Jesus Christ, what are they looking for? What do they expect to find in the end? "Tell Vladimir the nuclear launch code is 2318008 and 7734!" (Doesn't work so well in a courier or helvetica font)

Yastreblyansky said...

@paulcoppick apparently she downloaded them to print them--didn't deliberately save them.

Unknown said...

Abedin can't have it both ways. If she "hinted" - whatever the hell that means - that there might be relevant material on the laptop. she can't be as ignorant as she now claims as to how it might have got there.

Feud Turgidson said...

Citing Joe diGenova is on par with citing Judge Andrew Napolitano coming into sweeps week. Joe & wife Victoria Toensing are like a home cottage industry of conspiracy theory inventiveness, not even up to David Bossie group in terms of shamelessness, ignorance, and the absence of any basis in fact or turn of imagination.

Why does anyone bother with their silly flivvers? Why would anyone go to those two weird hacks? What niche do they fill? This: each of them did something of a stint in the DoJ & has something on their resume which implies possible federal prosecution competeence & service. Neither the Bossie factory nor indeed Napolitano have any of that.

Thus we get to the nub of the problem: the DoJ is a huge institution constructed by opposing ideas & forces.

When there's a Dem president in place, we get an AG from a pool that attracted public service oriented applicants into the DoJ from top Ivy League & salt water law schools, with a special emphasis on civil rights. Result? Increased equality rights, union power, voter equality & worker rights.

When there's a Republican president in the WH, we get a RW "law & order" hack & applicants often from a lower tier law degree mills whose orientations are towards electing a permanent Republican administration, re-institutionalizing discrimination, & putting on show trials aimed at the "law & order" agenda. Result? A lot of big show trials that go right off the rails (Chicago 7, the Ellsberg prosecution, the al Hamidin mess in Oregon, and now the Malheur fiasco in Oregon) & concerted efforts to ensure higher rates of conviction by creating new courts with reduced or no civil rights at all (the military trials of the GWB era).

Because the two sets of emphasis are largely not even competing in the same arenas, there are tremendous opportunities, room & scope for empire building in the favored areas. It only appears that the same environment that produces Eric Holder & Tom Perez also produces Louis Freeh & James Comey. In fact, they've come out of entirely different foci & environments, with the result being wildly disparate speciation.
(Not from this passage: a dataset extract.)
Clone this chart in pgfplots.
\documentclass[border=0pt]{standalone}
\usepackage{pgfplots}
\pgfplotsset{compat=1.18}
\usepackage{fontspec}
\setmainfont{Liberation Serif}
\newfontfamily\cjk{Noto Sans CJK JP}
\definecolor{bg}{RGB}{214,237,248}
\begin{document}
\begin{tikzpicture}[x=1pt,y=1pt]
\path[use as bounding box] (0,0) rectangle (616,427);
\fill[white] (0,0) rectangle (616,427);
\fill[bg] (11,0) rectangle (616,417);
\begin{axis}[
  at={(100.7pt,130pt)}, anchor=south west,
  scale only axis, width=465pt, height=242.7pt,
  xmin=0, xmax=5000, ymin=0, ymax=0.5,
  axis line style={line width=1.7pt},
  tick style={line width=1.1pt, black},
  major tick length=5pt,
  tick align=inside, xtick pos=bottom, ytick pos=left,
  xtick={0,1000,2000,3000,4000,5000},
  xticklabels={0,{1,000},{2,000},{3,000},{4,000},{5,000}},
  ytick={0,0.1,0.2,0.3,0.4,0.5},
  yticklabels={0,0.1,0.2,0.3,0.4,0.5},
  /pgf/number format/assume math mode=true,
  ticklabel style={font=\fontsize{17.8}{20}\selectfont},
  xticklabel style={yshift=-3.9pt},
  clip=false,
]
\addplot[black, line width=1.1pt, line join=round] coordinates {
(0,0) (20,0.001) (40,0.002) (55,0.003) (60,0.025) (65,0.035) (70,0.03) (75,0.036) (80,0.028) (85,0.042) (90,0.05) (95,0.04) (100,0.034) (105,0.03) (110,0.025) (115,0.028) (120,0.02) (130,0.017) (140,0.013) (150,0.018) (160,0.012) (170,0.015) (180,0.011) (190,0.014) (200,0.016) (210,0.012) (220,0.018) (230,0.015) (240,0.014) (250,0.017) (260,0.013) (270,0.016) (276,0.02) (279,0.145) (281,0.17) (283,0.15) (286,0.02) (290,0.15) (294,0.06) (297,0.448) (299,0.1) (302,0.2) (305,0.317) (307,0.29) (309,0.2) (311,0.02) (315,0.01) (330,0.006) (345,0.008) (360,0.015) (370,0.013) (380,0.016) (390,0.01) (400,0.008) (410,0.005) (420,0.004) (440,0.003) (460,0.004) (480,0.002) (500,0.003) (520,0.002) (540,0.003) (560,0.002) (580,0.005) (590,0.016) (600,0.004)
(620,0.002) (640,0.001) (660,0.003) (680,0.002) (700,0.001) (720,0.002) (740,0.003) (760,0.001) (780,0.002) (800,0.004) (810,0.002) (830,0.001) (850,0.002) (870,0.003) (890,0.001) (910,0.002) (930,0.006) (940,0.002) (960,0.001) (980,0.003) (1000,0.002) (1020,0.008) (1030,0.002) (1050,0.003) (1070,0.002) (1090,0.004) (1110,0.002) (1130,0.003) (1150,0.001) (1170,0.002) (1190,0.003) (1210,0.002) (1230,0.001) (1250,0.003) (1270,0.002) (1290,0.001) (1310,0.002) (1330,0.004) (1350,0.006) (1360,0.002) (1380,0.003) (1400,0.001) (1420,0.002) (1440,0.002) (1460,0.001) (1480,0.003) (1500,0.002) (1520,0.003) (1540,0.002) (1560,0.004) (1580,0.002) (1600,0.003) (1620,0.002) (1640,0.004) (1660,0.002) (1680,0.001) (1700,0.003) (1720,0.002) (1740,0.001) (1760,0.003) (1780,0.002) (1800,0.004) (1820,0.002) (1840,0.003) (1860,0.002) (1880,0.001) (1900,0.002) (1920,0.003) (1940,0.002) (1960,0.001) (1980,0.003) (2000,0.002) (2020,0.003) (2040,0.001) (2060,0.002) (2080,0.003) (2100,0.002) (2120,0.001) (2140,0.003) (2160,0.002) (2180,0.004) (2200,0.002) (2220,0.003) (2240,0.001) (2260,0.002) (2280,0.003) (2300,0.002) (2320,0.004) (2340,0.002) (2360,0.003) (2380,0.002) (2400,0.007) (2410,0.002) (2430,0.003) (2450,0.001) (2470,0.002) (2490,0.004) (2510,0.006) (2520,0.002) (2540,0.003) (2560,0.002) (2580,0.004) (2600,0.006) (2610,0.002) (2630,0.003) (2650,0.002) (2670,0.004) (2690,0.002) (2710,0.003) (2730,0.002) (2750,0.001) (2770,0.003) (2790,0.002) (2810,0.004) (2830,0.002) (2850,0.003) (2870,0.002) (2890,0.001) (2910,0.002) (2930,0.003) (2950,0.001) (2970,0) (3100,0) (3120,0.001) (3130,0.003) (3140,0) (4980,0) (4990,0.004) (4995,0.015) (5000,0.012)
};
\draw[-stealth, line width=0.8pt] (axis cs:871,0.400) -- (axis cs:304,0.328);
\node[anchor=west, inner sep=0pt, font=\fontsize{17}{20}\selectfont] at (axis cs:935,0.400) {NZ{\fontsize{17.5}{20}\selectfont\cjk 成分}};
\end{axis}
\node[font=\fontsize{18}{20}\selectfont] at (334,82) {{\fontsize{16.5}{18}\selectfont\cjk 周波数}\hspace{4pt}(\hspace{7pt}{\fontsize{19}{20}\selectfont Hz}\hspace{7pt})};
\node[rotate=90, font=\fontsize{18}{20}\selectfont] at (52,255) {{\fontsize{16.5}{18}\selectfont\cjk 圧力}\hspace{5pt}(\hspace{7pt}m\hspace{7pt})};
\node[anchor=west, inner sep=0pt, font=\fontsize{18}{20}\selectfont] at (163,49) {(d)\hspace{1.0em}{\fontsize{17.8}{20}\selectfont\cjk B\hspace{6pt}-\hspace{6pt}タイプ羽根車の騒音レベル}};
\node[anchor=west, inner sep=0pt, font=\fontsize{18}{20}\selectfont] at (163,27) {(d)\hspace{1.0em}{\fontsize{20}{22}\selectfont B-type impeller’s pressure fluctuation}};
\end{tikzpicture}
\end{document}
The explanation is Darwinian, something the late Stephen Jay Gould could have turned into a series of long form essays or a book.
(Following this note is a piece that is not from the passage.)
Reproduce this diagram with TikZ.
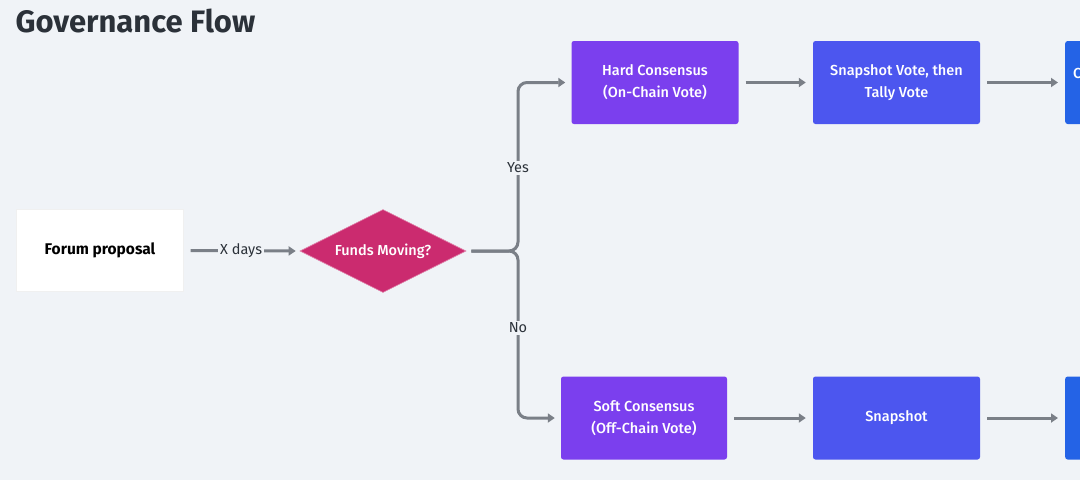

One byproduct is that the FBI houses an awful lot of twisted misfits & nitwits, and big show trial cases on so-called national security issues proliferate, encourage & tolerate overcharging that's monstrous or comic or dankly both, & bring startlingly, even embarrassingly high acquittal rates.
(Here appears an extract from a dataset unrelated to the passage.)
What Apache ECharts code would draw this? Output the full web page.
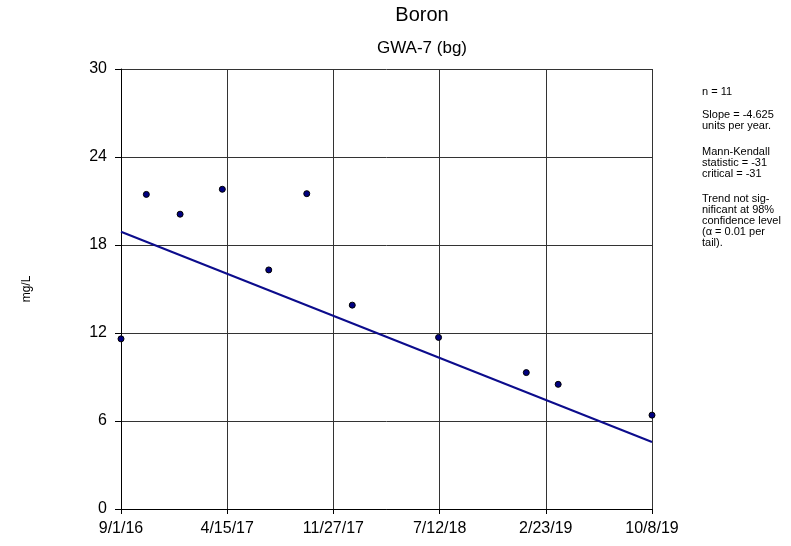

it also fosters an environment of blithe ignorance about communications technology in the FBI, to an extet that's notorious in the defense bar. And that's the valley in which Comey worked for years before he got into management.

Anonymous said...

I heard on the radio--ABC News, I'm almost certain--that Abedin apparently plugged her cell (Blackberry?) into the laptop at some point and inadvertently let the emails copy to the laptop, not realizing it happened. I haven't seen this information elsewhere, though.